Only one group of people was allowed inside, briefly. Most people were not allowed to enter at all. 

Fortunately, the buildings will not damage nearby structures when they are demolished, county head of building inspections Bob Frances said. However, he said it is possible other buildings in the area could be damaged.

The county could have added supports to the building to prevent its collapse, Kittleman said. But the process may fail because the two buildings extend onto the Tiber River, he said.

Kittleman said shoring up the buildings would put workers’ lives in danger, so the county chose to demolish the buildings instead.

If the buildings did collapse, the wreckage could form a dam in the Tiber River and flood Ellicott City again, the fire chief said. Butler said he was also concerned about environmental damage, dust and falling debris from the building.

Most of the people who went to their homes and businesses on Wednesday had not been back since floodwaters rushed through the area, NBC4’s Chris Gordon said in a Facebook Live video. They were eager to see the damage and salvage some of their belongings. 

Resident Sydney Kirchhoff and her husband were on their honeymoon when the flood hit.

“My mom had actually dropped off a lot of stuff from our wedding,” she said. “So, we really have no idea what to expect at all.

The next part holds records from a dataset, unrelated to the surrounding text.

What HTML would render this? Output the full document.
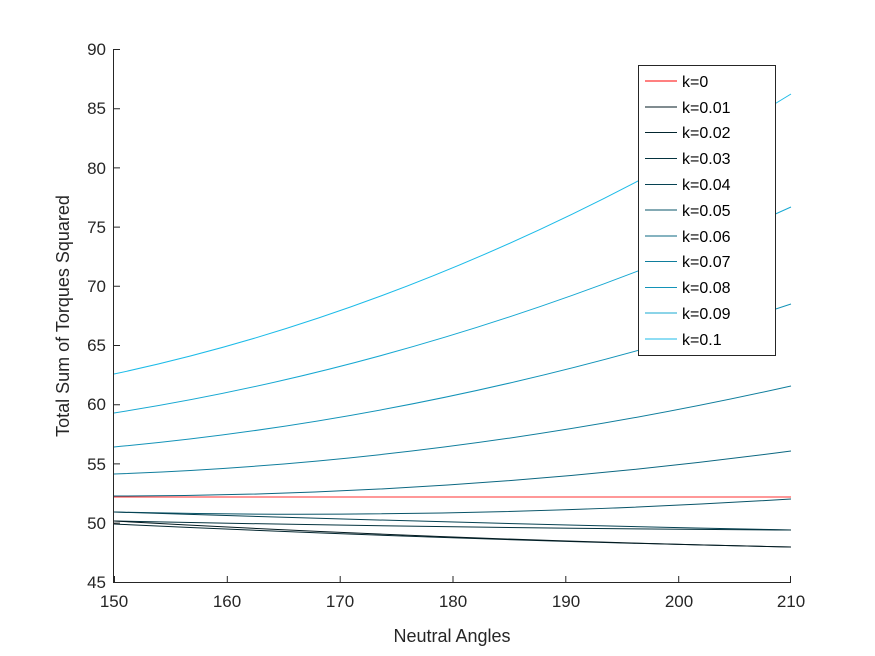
<!DOCTYPE html>
<html><head><style>body{margin:0;background:#fff}svg{display:block;font-family:"Liberation Sans",sans-serif}</style></head><body>
<svg width="875" height="656" viewBox="0 0 875 656">
<rect width="875" height="656" fill="#fff"/>
<g fill="none" stroke-width="1">
<path d="M114,374 Q452,302 791,94" stroke="#1cbbe8"/>
<path d="M114,413 Q452,360 791,207" stroke="#17a8d2"/>
<path d="M114,447 Q452,416 791,304" stroke="#1393b8"/>
<path d="M114,474 Q452,462 791,386" stroke="#0f7d9c"/>
<path d="M114,496 Q452,496 791,451" stroke="#0b6781"/>
<path d="M114,497 L791,497" stroke="#ff3030"/>
<path d="M114,512 Q452,520 791,499" stroke="#085468"/>
<path d="M114,512 Q452,523 791,530" stroke="#064252"/>
<path d="M114,521 Q452,528 791,530" stroke="#04333f"/>
<path d="M114,524 Q452,540 791,547" stroke="#03262f"/>
<path d="M114,521 Q452,540 791,547" stroke="#021a20"/>
</g>
<g stroke="#262626" stroke-width="1" fill="none">
<path d="M113.5,49 V582.5 H791"/>
</g>
<g stroke="#262626">
<path d="M114,49.5h6M114,108.7h6M114,167.9h6M114,227.1h6M114,286.3h6M114,345.5h6M114,404.7h6M114,463.9h6M114,523.1h6"/>
<path d="M114.5,582v-6M227.3,582v-6M340.2,582v-6M453,582v-6M565.8,582v-6M678.7,582v-6M790.5,582v-6"/>
</g>
<g fill="#262626" font-size="17" text-anchor="end">
<text x="106" y="55">90</text><text x="106" y="114">85</text><text x="106" y="174">80</text><text x="106" y="233">75</text><text x="106" y="292">70</text><text x="106" y="351">65</text><text x="106" y="410">60</text><text x="106" y="470">55</text><text x="106" y="529">50</text><text x="106" y="588">45</text>
</g>
<g fill="#262626" font-size="17" text-anchor="middle">
<text x="114" y="607">150</text><text x="227" y="607">160</text><text x="340" y="607">170</text><text x="453" y="607">180</text><text x="566" y="607">190</text><text x="679" y="607">200</text><text x="791" y="607">210</text>
<text x="452" y="642" font-size="18">Neutral Angles</text>
<text transform="translate(69,316) rotate(-90)" font-size="18">Total Sum of Torques Squared</text>
</g>
<rect x="638.5" y="65.5" width="137" height="290" fill="#fff" stroke="#262626"/>
<g stroke-width="1">
<path d="M645,81h32" stroke="#ff0000"/>
<path d="M645,107h32" stroke="#021a20"/>
<path d="M645,132.5h32" stroke="#03262f"/>
<path d="M645,158.5h32" stroke="#04333f"/>
<path d="M645,184.5h32" stroke="#064252"/>
<path d="M645,210h32" stroke="#085468"/>
<path d="M645,236h32" stroke="#0b6781"/>
<path d="M645,261.5h32" stroke="#0f7d9c"/>
<path d="M645,287.5h32" stroke="#1393b8"/>
<path d="M645,313h32" stroke="#17a8d2"/>
<path d="M645,339h32" stroke="#1cbbe8"/>
</g>
<g fill="#000" font-size="16">
<text x="682" y="87">k=0</text><text x="682" y="113">k=0.01</text><text x="682" y="138">k=0.02</text><text x="682" y="164">k=0.03</text><text x="682" y="190">k=0.04</text><text x="682" y="216">k=0.05</text><text x="682" y="242">k=0.06</text><text x="682" y="267">k=0.07</text><text x="682" y="293">k=0.08</text><text x="682" y="319">k=0.09</text><text x="682" y="345">k=0.1</text>
</g>
</svg>
</body></html>
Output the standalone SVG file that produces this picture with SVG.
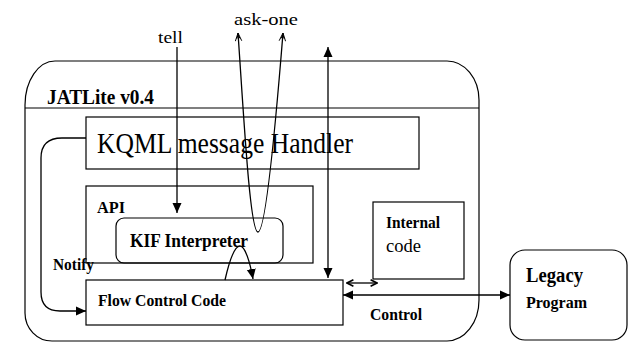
<svg xmlns="http://www.w3.org/2000/svg" width="629" height="343" viewBox="0 0 629 343" font-family="'Liberation Serif', 'Times New Roman', serif">
<style>
.box{fill:none;stroke:#000;stroke-width:1.2}
.ln{fill:none;stroke:#000;stroke-width:1.3}
.b{font-weight:bold}
</style>
<defs>
<marker id="ah" viewBox="0 0 10 10" refX="10" refY="5" markerWidth="10" markerHeight="10" markerUnits="userSpaceOnUse" orient="auto-start-reverse">
<path d="M0,0.5 L10,5 L0,9.5 Z" fill="#000"/>
</marker>
<marker id="oh" viewBox="0 0 10 10" refX="9" refY="5" markerWidth="8" markerHeight="8" markerUnits="userSpaceOnUse" orient="auto-start-reverse">
<path d="M1,1 L9,5 L1,9" fill="none" stroke="#000" stroke-width="2"/>
</marker>
<marker id="th" viewBox="0 0 10 10" refX="10" refY="5" markerWidth="11" markerHeight="8" markerUnits="userSpaceOnUse" orient="auto-start-reverse">
<path d="M0,1 L10,5 L0,9 M3,3 L8,5 L3,7" fill="none" stroke="#000" stroke-width="1.2"/>
</marker>
</defs>
<rect width="629" height="343" fill="#fff"/>

<g id="jatlite">
<path class="box" d="M55,61 L447,61 A32,39 0 0 1 479,100 L479,300 A32,41 0 0 1 447,341 L52,341 A27,28 0 0 1 25,313 L25,105 A30,44 0 0 1 55,61 Z"/>
<line class="box" x1="25" y1="108" x2="479" y2="108"/>
<text class="b" x="47" y="104" font-size="21" textLength="107" lengthAdjust="spacingAndGlyphs">JATLite v0.4</text>
</g>

<g id="kqml">
<rect class="box" x="86" y="117" width="333" height="52" stroke="#333"/>
<text x="97" y="153" font-size="29" textLength="256" lengthAdjust="spacingAndGlyphs">KQML message Handler</text>
</g>

<g id="api">
<rect class="box" x="86" y="186" width="227" height="77"/>
<text class="b" x="97" y="213" font-size="16" textLength="28" lengthAdjust="spacingAndGlyphs">API</text>
</g>

<g id="kif">
<rect class="box" x="116" y="218" width="167" height="45" rx="8" ry="8"/>
<text class="b" x="130" y="247" font-size="19" textLength="118" lengthAdjust="spacingAndGlyphs">KIF Interpreter</text>
</g>

<g id="flow">
<rect class="box" x="86" y="280" width="257" height="45"/>
<text class="b" x="98" y="306" font-size="17" textLength="128" lengthAdjust="spacingAndGlyphs">Flow Control Code</text>
</g>

<g id="internal">
<rect class="box" x="373" y="202" width="91" height="77"/>
<text class="b" x="386" y="228" font-size="16" textLength="54" lengthAdjust="spacingAndGlyphs">Internal</text>
<text x="386" y="252" font-size="18" textLength="35" lengthAdjust="spacingAndGlyphs">code</text>
</g>

<g id="legacy">
<rect class="box" x="510" y="250" width="117" height="90" rx="15" ry="15"/>
<text class="b" x="526" y="282" font-size="20" textLength="57" lengthAdjust="spacingAndGlyphs">Legacy</text>
<text class="b" x="526" y="308" font-size="16" textLength="61" lengthAdjust="spacingAndGlyphs">Program</text>
</g>

<g id="connectors">
<path class="ln" d="M177,47 L177,213" marker-end="url(#ah)"/>
<path class="ln" d="M328,278 L328,47" marker-start="url(#ah)" marker-end="url(#ah)"/>
<path class="ln" d="M238,33 C244,120 250,232 258,232 C266,232 276,120 283,33" marker-start="url(#th)" marker-end="url(#th)"/>
<path class="ln" d="M86,138 L62,138 Q41,138 41,158 L41,292 Q41,311 60,311 L86,311" marker-end="url(#ah)"/>
<path class="ln" d="M225,280 C230,258 235,246 240,246 C245,246 250,262 253,279" marker-end="url(#ah)"/>
<path class="ln" d="M347,283 L377,283" marker-start="url(#oh)" marker-end="url(#oh)"/>
<path class="ln" d="M343,295 L510,295" marker-start="url(#ah)" marker-end="url(#ah)"/>
</g>

<g id="labels">
<text x="158" y="43" font-size="17" textLength="25" lengthAdjust="spacingAndGlyphs">tell</text>
<text x="234" y="25" font-size="16" textLength="64" lengthAdjust="spacingAndGlyphs">ask-one</text>
<text class="b" x="53" y="270" font-size="16" textLength="41" lengthAdjust="spacingAndGlyphs">Notify</text>
<text class="b" x="370" y="320" font-size="16" textLength="52" lengthAdjust="spacingAndGlyphs">Control</text>
</g>
</svg>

I’m sure the place is trashed, regardless.”

Jason Crebs just wanted to pick up some clothing.

“I only have two shirts right now that I'm just alternating between," he said.

Kittleman said he and other officials were working hard to open the area as soon as possible, but he said he will not take any risks.

“There’s just no way we want to risk anybody’s life just so someone can get into a business another day earlier, two days earlier,” Kittleman said.